Hannah Arendt collected the essays of Walter Benjamin after his death and had them published under the title, Illuminations, (Harry Zohn, trans., New York: Shocken Books, 1968).  Her introductory essay, which was also published in The New Yorker, has become famous for the following passage:

“Like a pearl diver who descends to the bottom of the sea, not to excavate the bottom and  bring it to light, but to pry loose the rich and strange, the pearls and the coral, in the depths, and to carry them to the surface, this thinking delves into the past– but not in order to resuscitate it the way it was and to contribute to the renewal of extinct ages.  What guides this thinking is the conviction that although the living is subject to the ruin of time, the process of decay is at the same time a process of crystallization, that in the depth of the sea, into which sinks and is dissolved what once was alive, some things suffer a sea-change and survive in new crystallized forms and shapes that remain immune to the elements, as though they waited only for the pearl diver who one day will come down to them and bring them up into the world of the living– as ‘thought fragment,’ as something rich and strange, and, perhaps as everlasting Ur phenomenon.”  (pp 50-51)
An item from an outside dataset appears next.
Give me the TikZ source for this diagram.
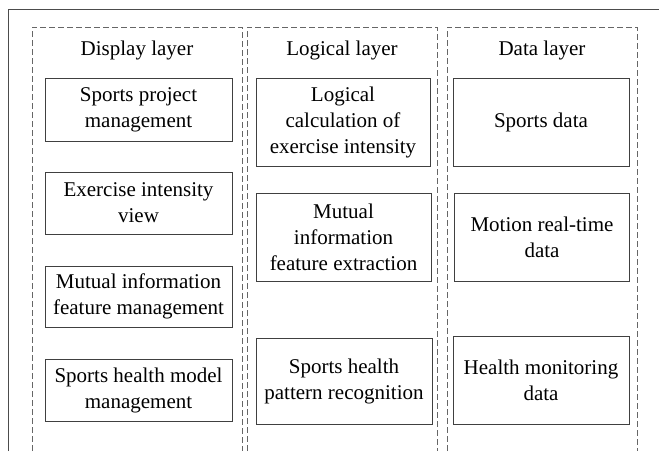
\documentclass[tikz,border=0pt]{standalone}
\usepackage{fontspec}
\setmainfont{Liberation Serif}
\newfontfamily\tnr{Liberation Serif}
\begin{document}
\begin{tikzpicture}[x=1pt,y=-1pt,
  frameline/.style={draw=black!70,line width=1pt},
  panel/.style={draw=black!60,line width=0.9pt,dash pattern=on 6pt off 3pt},
  box/.style={draw=black!75,line width=0.9pt,inner sep=0pt,align=center,
    font=\tnr\fontsize{21}{26}\selectfont},
  title/.style={inner sep=0pt,font=\tnr\fontsize{21}{26}\selectfont}]
\useasboundingbox (0,0) rectangle (659,451);
% outer frame
\coordinate (fa) at (8,451);
\coordinate (fb) at (8,9);
\coordinate (fc) at (659,9);
\draw[frameline] (fa) -- (fb) -- (fc);
% panels
\coordinate (p1a) at (32,451); \coordinate (p1b) at (32,27);
\coordinate (p1c) at (242,27); \coordinate (p1d) at (242,451);
\coordinate (p2a) at (247,451); \coordinate (p2b) at (247,27);
\coordinate (p2c) at (437,27); \coordinate (p2d) at (437,451);
\coordinate (p3a) at (447,451); \coordinate (p3b) at (447,27);
\coordinate (p3c) at (637,27); \coordinate (p3d) at (637,451);
\draw[panel] (p1a) -- (p1b) -- (p1c) -- (p1d);
\draw[panel] (p2a) -- (p2b) -- (p2c) -- (p2d);
\draw[panel] (p3a) -- (p3b) -- (p3c) -- (p3d);
% titles
\node[title] (t1) at (137,50) {Display layer};
\node[title] (t2) at (342,50) {Logical layer};
\node[title] (t3) at (542,50) {Data layer};
% display boxes
\node[box,minimum width=187pt,minimum height=63pt] (d1) at (138.5,109.5) {Sports project\\management};
\node[box,minimum width=187pt,minimum height=62pt] (d2) at (138.5,203) {Exercise intensity\\view};
\node[box,minimum width=187pt,minimum height=61pt] (d3) at (138.5,296.5) {Mutual information\\feature management};
\node[box,minimum width=187pt,minimum height=62pt] (d4) at (138.5,390) {Sports health model\\management};
% logical boxes
\node[box,minimum width=174pt,minimum height=88pt] (l1) at (343,122) {Logical\\calculation of\\exercise intensity};
\node[box,minimum width=175pt,minimum height=88pt] (l2) at (343.5,237) {Mutual\\information\\feature extraction};
\node[box,minimum width=176pt,minimum height=86pt] (l3) at (344,381) {Sports health\\pattern recognition};
% data boxes
\node[box,minimum width=176pt,minimum height=88pt] (a1) at (541,122) {Sports data};
\node[box,minimum width=175pt,minimum height=88pt] (a2) at (542,237) {Motion real-time\\data};
\node[box,minimum width=176pt,minimum height=88pt] (a3) at (541,380) {Health monitoring\\data};
\end{tikzpicture}
\end{document}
After the texts were read in public and interpreted– bringing to the surface the ‘crystallized fragments’ –the people celebrated because something new had happened, the book of Nehemiah records.  After Jesus read that passage form Isaiah, which defines how one can know for certain that she has heard the Word of God– healing, justice, liberation break out– Jesus declares that this venerable text is not just an inspiring fragment from the past, it is fulfilled here and now, this day.  Preachers (who fulfill the function of “pearl diver”) and congregations are engaged in a risky exercise when  the biblical texts are read and interpreted in public.  Something “new and strange” might/should happen!  Again!